A woman is currently vice president of our country, and women increasingly are landing executive positions in states and cities, not to mention the high-profile women in corporate America. When I remember how my mother, a healthcare executive, was one of the only mothers among my friends’ mothers to have a job—and the only executive among them—the progress of women in leadership is impressive.
But there’s a catch. In my own life, and that of women I know, there are still perception challenges women face to becoming leaders of even small departments and business units. An article by Susan MacKenty Brady on Linkage, “Mastering Your Inner Critic,” is enlightening. It lists eight hurdles to leadership women continue to face. Some, like mastering your inner critic or your own insecurities, are challenges that come from within, while others, like “proving your value,” seem to be partly within a woman’s control and partly a function of the bias of others.
“Evidence suggests that women lack self-confidence. The challenge that confidence experts point to is the external and extrinsic ways women can build up the confidence needed to lead. Women need to believe in their worthiness—and to learn how to stop the harsh thinking about themselves and others,” MacKenty Brady writes.
To me that means doing what more men than women have done for eons: Succinctly and quickly replying, “I will get the job done,” when a prospective employer, or a boss considering the woman for promotion, asks whether she is qualified and likely to succeed. I used to be so insecure that, rather than leading the conversation with my strengths, I would first apologize for my weaknesses. It was as if I felt it was a legal requirement for me to disclose anything and everything that could possibly be wrong with me in advance. I thought I would gain points for honesty and sincerity. Spoiler alert, I didn’t!
I no longer feel uncomfortable talking myself up, focusing the conversation on my strengths. I don’t feel compelled to give managers and prospective employees a heads-up about what could possibly go wrong if they give me a position. But there’s still one problem: Now that I have come much closer to mastering the art of self-promotion and confidence, I am running into the biases of others.
In my career, I have experienced getting a promotion, and having the man who was originally intended to have my position, but instead was hired for a different, but, coequal, position, continue to angle to become my boss. I remember a conversation in which he tried to convince me I missed having a person working above me at the publication I led. I quickly told him I did not. He then said that even though I did not miss the man who retired, who once worked above me, I might appreciate having a manager with a different personality from my old boss working above me. I told him I did not. “I don’t want anyone working above me on my publication,” I told him. “What I need is a junior employee working under me.” He was astounded and slightly offended. I would say it was funny, but you probably can understand how it was also angering and frustrating.
I wanted to say to him: “Really? Are you still struggling to accept me as a coequal colleague, whom you can be friends with without trying to dominate and push into an inferior position?” I recall that the next day after having that conversation, he introduced me to a business contact as his “associate.” Why not as “my colleague”?

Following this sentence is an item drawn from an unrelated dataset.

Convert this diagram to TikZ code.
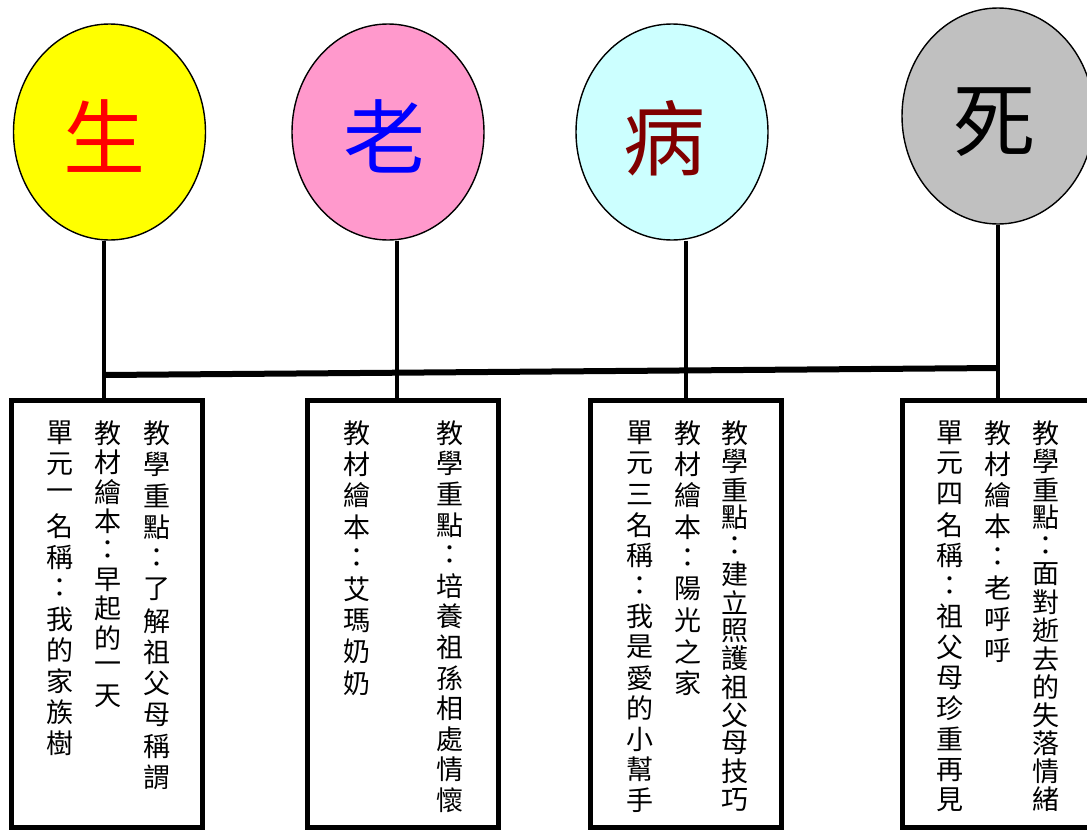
\documentclass[tikz,border=0pt]{standalone}
\usepackage{fontspec}
\newfontfamily\cjk{Noto Sans CJK TC}
\usetikzlibrary{shapes.geometric}
\definecolor{ylw}{HTML}{FFFF00}
\definecolor{pnk}{HTML}{FF99CC}
\definecolor{cyn}{HTML}{CCFFFF}
\definecolor{gry}{HTML}{C0C0C0}
\definecolor{shengc}{HTML}{FF0000}
\definecolor{laoc}{HTML}{0000FF}
\definecolor{bingc}{HTML}{800000}
\definecolor{sic}{HTML}{000000}
\newcommand\vcol[5]{\foreach \ch [count=\i from 0] in {#5}{\node[vchar] (#1-\i) at (#2,{#3+\i*#4}) {\ch};}}
\begin{document}
\begin{tikzpicture}[x=1pt,y=-1pt,
  ell/.style={ellipse, draw=black, line width=1.4pt, minimum width=192pt, minimum height=216pt, inner sep=0pt},
  bigch/.style={font=\cjk\fontsize{82}{82}\selectfont, inner sep=0pt},
  box/.style={draw=black, line width=5pt, minimum width=191pt, minimum height=427pt, inner sep=0pt},
  vchar/.style={font=\cjk\fontsize{27}{27}\selectfont, inner sep=0pt},
  conn/.style={line width=3.6pt},
  bar/.style={line width=6pt}]
\useasboundingbox (0,0) rectangle (1087,830);
\fill[white] (0,0) rectangle (1087,830);
\clip (0,0) rectangle (1087,830);
% ellipses
\node[ell, fill=ylw] (e1) at (109.5,132) {};
\node[ell, fill=pnk] (e2) at (388,132) {};
\node[ell, fill=cyn] (e3) at (672,132) {};
\node[ell, fill=gry] (e4) at (998,116) {};
\node[bigch, text=shengc] (g1) at (104,136) {生};
\node[bigch, text=laoc] (g2) at (384,136) {老};
\node[bigch, text=bingc] (g3) at (664,138) {病};
\node[bigch, text=sic] (g4) at (994,122) {死};
% boxes
\node[box] (b1) at (106.5,613.5) {};
\node[box] (b2) at (402.5,613.5) {};
\node[box] (b3) at (685.5,613.5) {};
\node[box] (b4) at (997.5,613.5) {};
% connector points on box tops
\coordinate (t1) at (104,400);
\coordinate (t2) at (397,400);
\coordinate (t3) at (686,400);
\coordinate (t4) at (998,400);
\coordinate (h1) at (104,375);
\coordinate (h4) at (998,368);
\draw[conn] (t1 |- e1.south) -- (t1);
\draw[conn] (t2 |- e2.south) -- (t2);
\draw[conn] (t3 |- e3.south) -- (t3);
\draw[conn] (t4 |- e4.south) -- (t4);
\draw[bar] (h1) -- (h4);
% texts
\vcol{a1}{157}{433}{31.3}{教,學,重,點,：,了,解,祖,父,母,稱,謂}
\vcol{a2}{108}{433}{29.3}{教,材,繪,本,：,早,起,的,一,天}
\vcol{a3}{60}{433}{31}{單,元,一,名,稱,：,我,的,家,族,樹}
\vcol{bb1}{450}{433}{30.6}{教,學,重,點,：,培,養,祖,孫,相,處,情,懷}
\vcol{bb2}{357}{433}{31.25}{教,材,繪,本,：,艾,瑪,奶,奶}
\vcol{c1}{735}{433}{28.2}{教,學,重,點,：,建,立,照,護,祖,父,母,技,巧}
\vcol{c2}{688}{433}{31.25}{教,材,繪,本,：,陽,光,之,家}
\vcol{c3}{640}{433}{30.6}{單,元,三,名,稱,：,我,是,愛,的,小,幫,手}
\vcol{d1}{1046}{433}{28.2}{教,學,重,點,：,面,對,逝,去,的,失,落,情,緒}
\vcol{d2}{998}{433}{31}{教,材,繪,本,：,老,呼,呼}
\vcol{d3}{950}{433}{30.6}{單,元,四,名,稱,：,祖,父,母,珍,重,再,見}
\end{tikzpicture}
\end{document}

It’s easy, and somewhat accurate, to say there are not more women in leadership positions because we are self-defeating. We’re not confident enough, not aggressive enough, and not proactive enough about pushing ourselves forward and “selling ourselves.” The other, equally important part of that story is the continuing biases that make proving our value and ability to stand on our own as leaders much more difficult than it is for men.
How does your company help women overcome the barriers to leadership that lie within them while acknowledging and addressing the barriers that are not of their own making?